What does this mean? Turns out it’s the dog whistle issue of “crime and security”. More cops available the next time she wants to call the police on travellers.
Phillips knows she probably won’t win. She’s struggling to get enough nominations from unions, Labour-affiliated societies or constituency parties to make it onto the ballot paper.
“Boris Johnson would be terrified to face me,” she pleaded at the hustings—apparently exasperated that no one else agrees.
The frontrunners are Rebecca Long-Bailey and Keir Starmer.
Starmer’s pitch was essentially to try and claim the legacy of Jeremy Corbyn’s leadership while making it acceptable to the right.
That means “don’t trash” the governments of Tony Blair and Gordon Brown. But also “don’t trash” Corbyn’s leadership. His ambition to “capture the radicalism and make it relevant” really means take Labour to the right.
But it could have purchase among ordinary members demoralised by defeat and the argument that they lost because too many voters are right wing.
Yet if he’s a danger, it’s at least partly because the left’s candidate, Rebecca Long-Bailey, has given too much ground to those arguments.
Too often, she didn’t sound so radically different to any of the other candidates.
Maybe that’s partly because Corbyn’s leadership shifted the terrain in the Labour Party.

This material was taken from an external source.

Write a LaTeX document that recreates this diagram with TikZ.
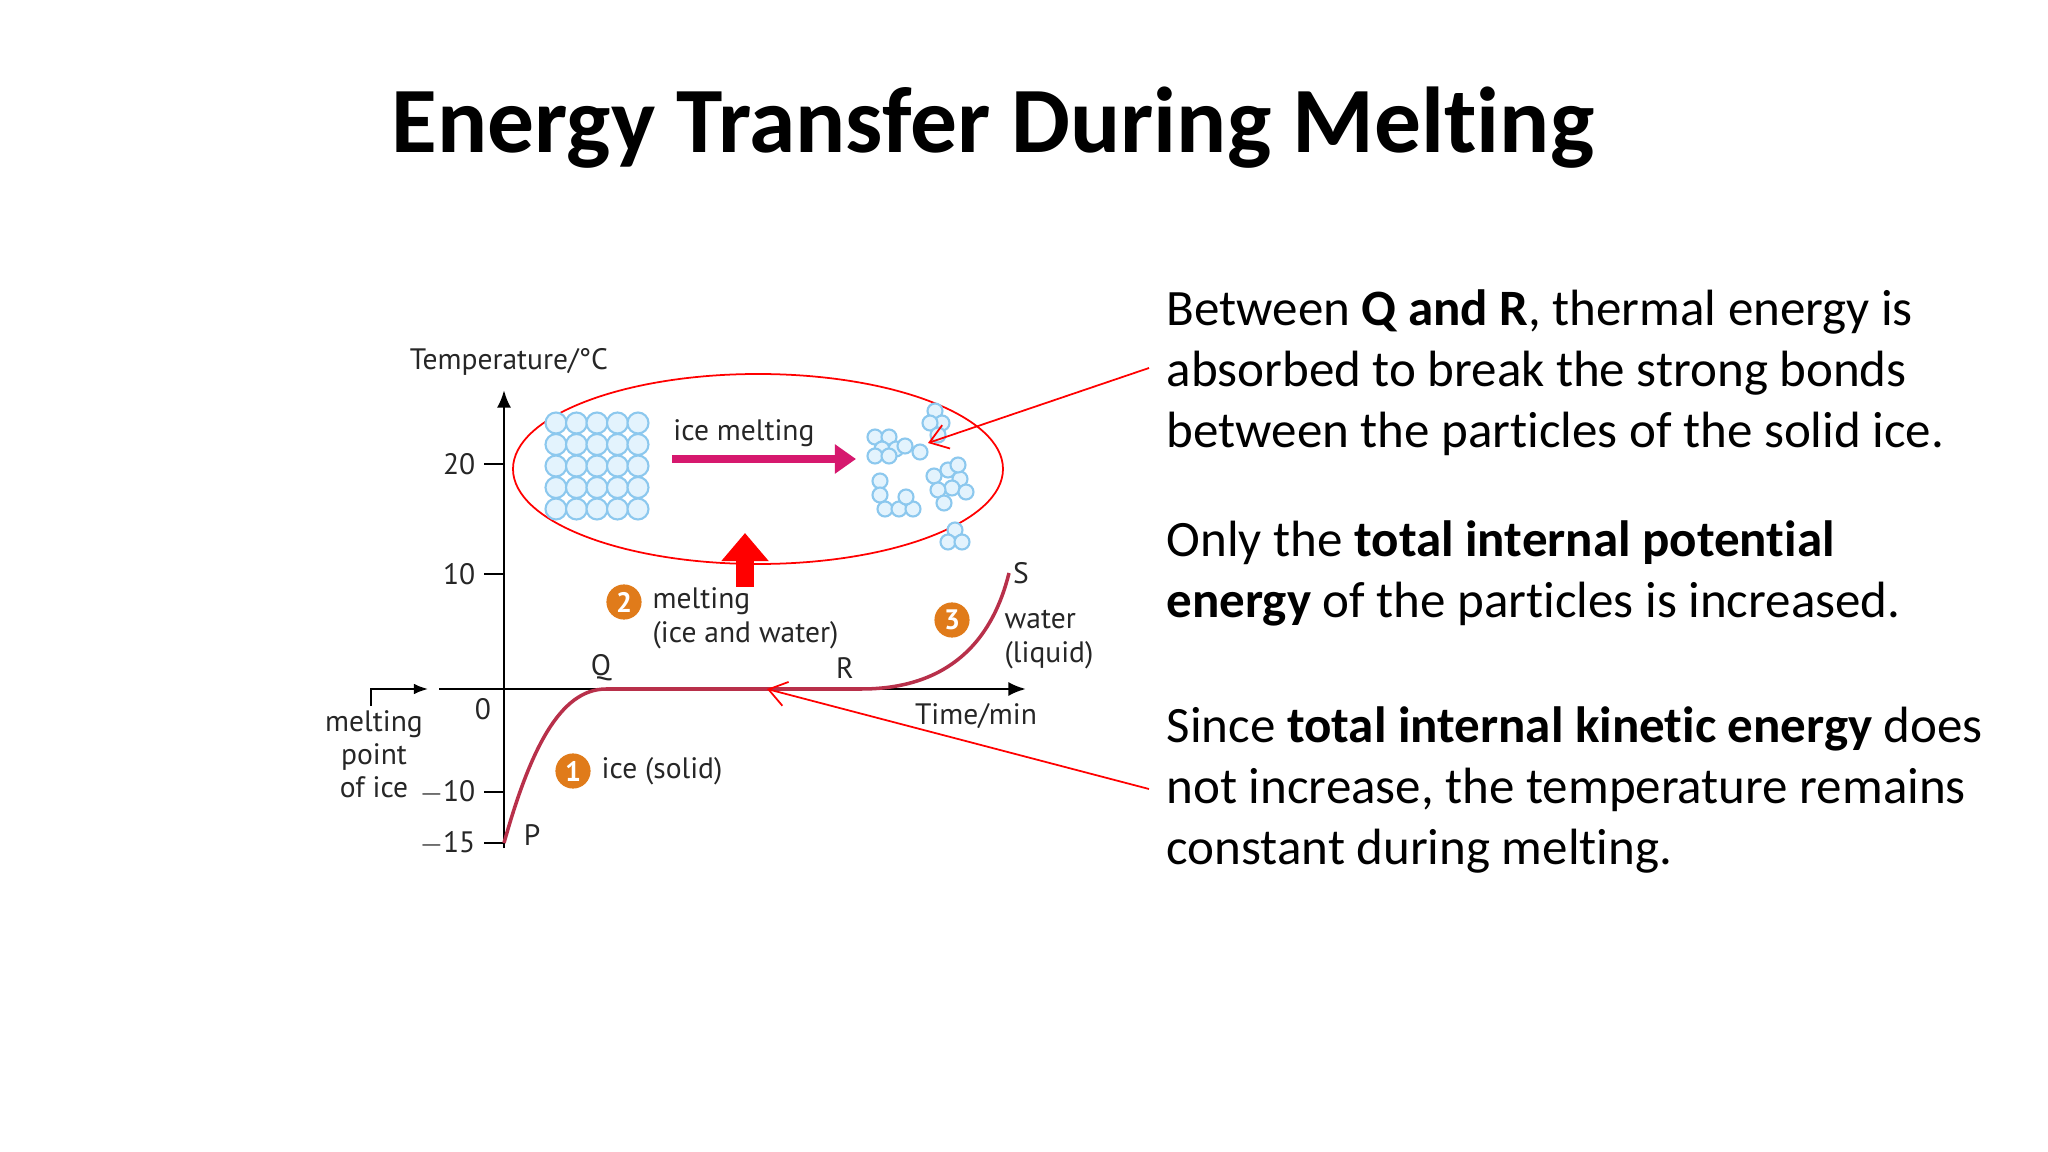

It’s not possible for the right to run for leadership on the same platform as Corbyn’s opponents did in 2015.
But a lot of the left’s radicalism has gone.
Shifting power and wealth in favour of working people has become shifting power “to our regions and nations.”
Changing the system is reduced to abolishing the House of Lords.
That’s not quite the radically different society Corbyn seemed to promise in 2015.
Long-Bailey is backed by Corbyn, and in that sense she is the Corbynite candidate. It’s just that Corbynism has lowered its sights over the years. Those 40-second answers can be quite telling.
Nostalgic supporters of the right wing Tony Blair governments were outraged to be told Tony Blair’s governments were right wing last week.
Speaking in parliament, Labour MP Zarah Sultana hoped to end “40 years of Thatcherism”—covering the Labour governments of Blair and Brown as well as Thatcher’s Tories.
The right feebly pointed to the mild reforms introduced under Blair. They like to forget Blair’s big project was—in the words of his own adviser Peter Mandelson—“to move forward from where Margaret Thatcher left off”.
That meant benefits cuts, pay cuts, job cuts and privatisation.
Labour haemorrhaged votes under the Blair and Brown governments.
When first elected in 1997 it got 13.5 million votes from people fed up with years of Tory rule. When it was booted out in 2010 it had just over eight and a half million.
It’s a warning to those who think being right wing will make Labour popular.